▶ [The problem]:
Images are not part of the copy; write out the rest of the data exactly as given.

▶ [Provided material]:
<<<<

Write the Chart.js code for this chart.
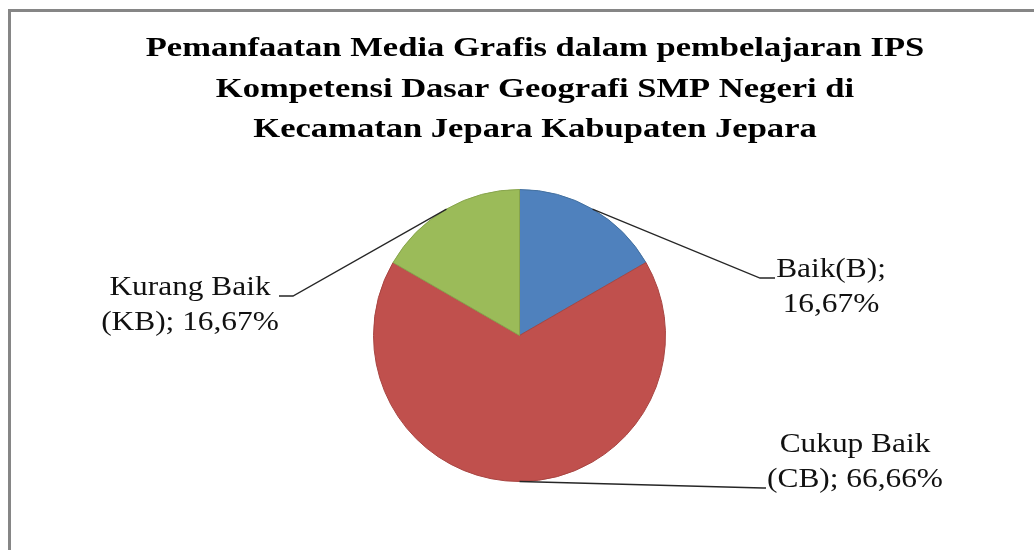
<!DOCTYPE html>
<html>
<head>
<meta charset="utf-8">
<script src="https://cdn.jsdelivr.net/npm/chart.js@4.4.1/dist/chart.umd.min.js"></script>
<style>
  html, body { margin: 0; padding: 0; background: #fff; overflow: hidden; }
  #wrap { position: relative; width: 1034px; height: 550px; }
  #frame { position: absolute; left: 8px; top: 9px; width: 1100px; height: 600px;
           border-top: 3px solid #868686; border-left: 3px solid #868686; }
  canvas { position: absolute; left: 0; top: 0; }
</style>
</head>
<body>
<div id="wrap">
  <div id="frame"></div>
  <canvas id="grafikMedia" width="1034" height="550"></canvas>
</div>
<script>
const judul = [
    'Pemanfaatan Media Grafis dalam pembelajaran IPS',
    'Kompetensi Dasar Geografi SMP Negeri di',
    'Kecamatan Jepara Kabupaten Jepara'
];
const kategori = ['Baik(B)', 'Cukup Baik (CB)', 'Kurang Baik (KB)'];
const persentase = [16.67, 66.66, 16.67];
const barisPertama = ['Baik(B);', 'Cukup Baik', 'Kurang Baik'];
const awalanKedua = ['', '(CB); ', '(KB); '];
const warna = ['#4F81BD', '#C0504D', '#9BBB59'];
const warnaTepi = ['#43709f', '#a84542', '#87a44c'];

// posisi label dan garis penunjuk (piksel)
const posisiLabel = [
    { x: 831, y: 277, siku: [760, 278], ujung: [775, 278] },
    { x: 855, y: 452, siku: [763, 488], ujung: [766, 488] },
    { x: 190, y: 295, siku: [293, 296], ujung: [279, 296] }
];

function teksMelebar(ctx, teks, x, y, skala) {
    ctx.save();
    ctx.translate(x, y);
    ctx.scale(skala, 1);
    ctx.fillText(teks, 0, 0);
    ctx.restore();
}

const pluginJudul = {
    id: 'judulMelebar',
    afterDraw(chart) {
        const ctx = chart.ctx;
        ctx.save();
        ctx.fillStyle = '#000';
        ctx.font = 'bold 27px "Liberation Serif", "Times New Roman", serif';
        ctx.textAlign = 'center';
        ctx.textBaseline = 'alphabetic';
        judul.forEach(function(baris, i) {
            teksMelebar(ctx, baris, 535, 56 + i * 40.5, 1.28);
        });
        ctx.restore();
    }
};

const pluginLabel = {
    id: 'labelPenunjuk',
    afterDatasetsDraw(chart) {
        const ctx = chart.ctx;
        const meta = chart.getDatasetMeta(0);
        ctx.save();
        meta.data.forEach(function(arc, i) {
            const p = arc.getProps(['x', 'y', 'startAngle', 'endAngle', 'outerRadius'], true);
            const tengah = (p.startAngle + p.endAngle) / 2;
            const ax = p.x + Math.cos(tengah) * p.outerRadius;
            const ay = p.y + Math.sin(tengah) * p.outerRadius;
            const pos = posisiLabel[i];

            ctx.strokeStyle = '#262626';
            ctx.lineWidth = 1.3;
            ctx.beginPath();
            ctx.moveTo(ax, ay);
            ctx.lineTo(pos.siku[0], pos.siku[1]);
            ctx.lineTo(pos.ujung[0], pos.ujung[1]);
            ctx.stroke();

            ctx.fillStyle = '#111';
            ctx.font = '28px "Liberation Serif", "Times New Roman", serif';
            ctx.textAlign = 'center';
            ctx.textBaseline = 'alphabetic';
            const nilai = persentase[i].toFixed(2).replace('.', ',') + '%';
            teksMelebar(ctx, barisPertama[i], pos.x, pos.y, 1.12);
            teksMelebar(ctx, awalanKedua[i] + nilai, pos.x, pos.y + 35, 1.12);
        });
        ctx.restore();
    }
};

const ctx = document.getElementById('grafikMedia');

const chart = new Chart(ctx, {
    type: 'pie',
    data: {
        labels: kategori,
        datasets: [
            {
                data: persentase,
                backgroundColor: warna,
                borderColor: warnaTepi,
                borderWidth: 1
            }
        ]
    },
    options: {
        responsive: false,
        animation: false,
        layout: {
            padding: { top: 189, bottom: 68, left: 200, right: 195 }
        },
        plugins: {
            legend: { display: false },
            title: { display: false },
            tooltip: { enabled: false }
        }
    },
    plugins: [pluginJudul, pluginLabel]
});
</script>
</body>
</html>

>>>>

▶ [Correct answer]:
Write the Chart.js code for this chart.
<!DOCTYPE html>
<html>
<head>
<meta charset="utf-8">
<script src="https://cdn.jsdelivr.net/npm/chart.js@4.4.1/dist/chart.umd.min.js"></script>
<style>
  html, body { margin: 0; padding: 0; background: #fff; overflow: hidden; }
  #wrap { position: relative; width: 1034px; height: 550px; }
  #frame { position: absolute; left: 8px; top: 9px; width: 1100px; height: 600px;
           border-top: 3px solid #868686; border-left: 3px solid #868686; }
  canvas { position: absolute; left: 0; top: 0; }
</style>
</head>
<body>
<div id="wrap">
  <div id="frame"></div>
  <canvas id="grafikMedia" width="1034" height="550"></canvas>
</div>
<script>
const judul = [
    'Pemanfaatan Media Grafis dalam pembelajaran IPS',
    'Kompetensi Dasar Geografi SMP Negeri di',
    'Kecamatan Jepara Kabupaten Jepara'
];
const kategori = ['Baik(B)', 'Cukup Baik (CB)', 'Kurang Baik (KB)'];
const persentase = [16.67, 66.66, 16.67];
const barisPertama = ['Baik(B);', 'Cukup Baik', 'Kurang Baik'];
const awalanKedua = ['', '(CB); ', '(KB); '];
const warna = ['#4F81BD', '#C0504D', '#9BBB59'];
const warnaTepi = ['#43709f', '#a84542', '#87a44c'];

// posisi label dan garis penunjuk (piksel)
const posisiLabel = [
    { x: 831, y: 277, siku: [760, 278], ujung: [775, 278] },
    { x: 855, y: 452, siku: [763, 488], ujung: [766, 488] },
    { x: 190, y: 295, siku: [293, 296], ujung: [279, 296] }
];

function teksMelebar(ctx, teks, x, y, skala) {
    ctx.save();
    ctx.translate(x, y);
    ctx.scale(skala, 1);
    ctx.fillText(teks, 0, 0);
    ctx.restore();
}

const pluginJudul = {
    id: 'judulMelebar',
    afterDraw(chart) {
        const ctx = chart.ctx;
        ctx.save();
        ctx.fillStyle = '#000';
        ctx.font = 'bold 27px "Liberation Serif", "Times New Roman", serif';
        ctx.textAlign = 'center';
        ctx.textBaseline = 'alphabetic';
        judul.forEach(function(baris, i) {
            teksMelebar(ctx, baris, 535, 56 + i * 40.5, 1.28);
        });
        ctx.restore();
    }
};

const pluginLabel = {
    id: 'labelPenunjuk',
    afterDatasetsDraw(chart) {
        const ctx = chart.ctx;
        const meta = chart.getDatasetMeta(0);
        ctx.save();
        meta.data.forEach(function(arc, i) {
            const p = arc.getProps(['x', 'y', 'startAngle', 'endAngle', 'outerRadius'], true);
            const tengah = (p.startAngle + p.endAngle) / 2;
            const ax = p.x + Math.cos(tengah) * p.outerRadius;
            const ay = p.y + Math.sin(tengah) * p.outerRadius;
            const pos = posisiLabel[i];

            ctx.strokeStyle = '#262626';
            ctx.lineWidth = 1.3;
            ctx.beginPath();
            ctx.moveTo(ax, ay);
            ctx.lineTo(pos.siku[0], pos.siku[1]);
            ctx.lineTo(pos.ujung[0], pos.ujung[1]);
            ctx.stroke();

            ctx.fillStyle = '#111';
            ctx.font = '28px "Liberation Serif", "Times New Roman", serif';
            ctx.textAlign = 'center';
            ctx.textBaseline = 'alphabetic';
            const nilai = persentase[i].toFixed(2).replace('.', ',') + '%';
            teksMelebar(ctx, barisPertama[i], pos.x, pos.y, 1.12);
            teksMelebar(ctx, awalanKedua[i] + nilai, pos.x, pos.y + 35, 1.12);
        });
        ctx.restore();
    }
};

const ctx = document.getElementById('grafikMedia');

const chart = new Chart(ctx, {
    type: 'pie',
    data: {
        labels: kategori,
        datasets: [
            {
                data: persentase,
                backgroundColor: warna,
                borderColor: warnaTepi,
                borderWidth: 1
            }
        ]
    },
    options: {
        responsive: false,
        animation: false,
        layout: {
            padding: { top: 189, bottom: 68, left: 200, right: 195 }
        },
        plugins: {
            legend: { display: false },
            title: { display: false },
            tooltip: { enabled: false }
        }
    },
    plugins: [pluginJudul, pluginLabel]
});
</script>
</body>
</html>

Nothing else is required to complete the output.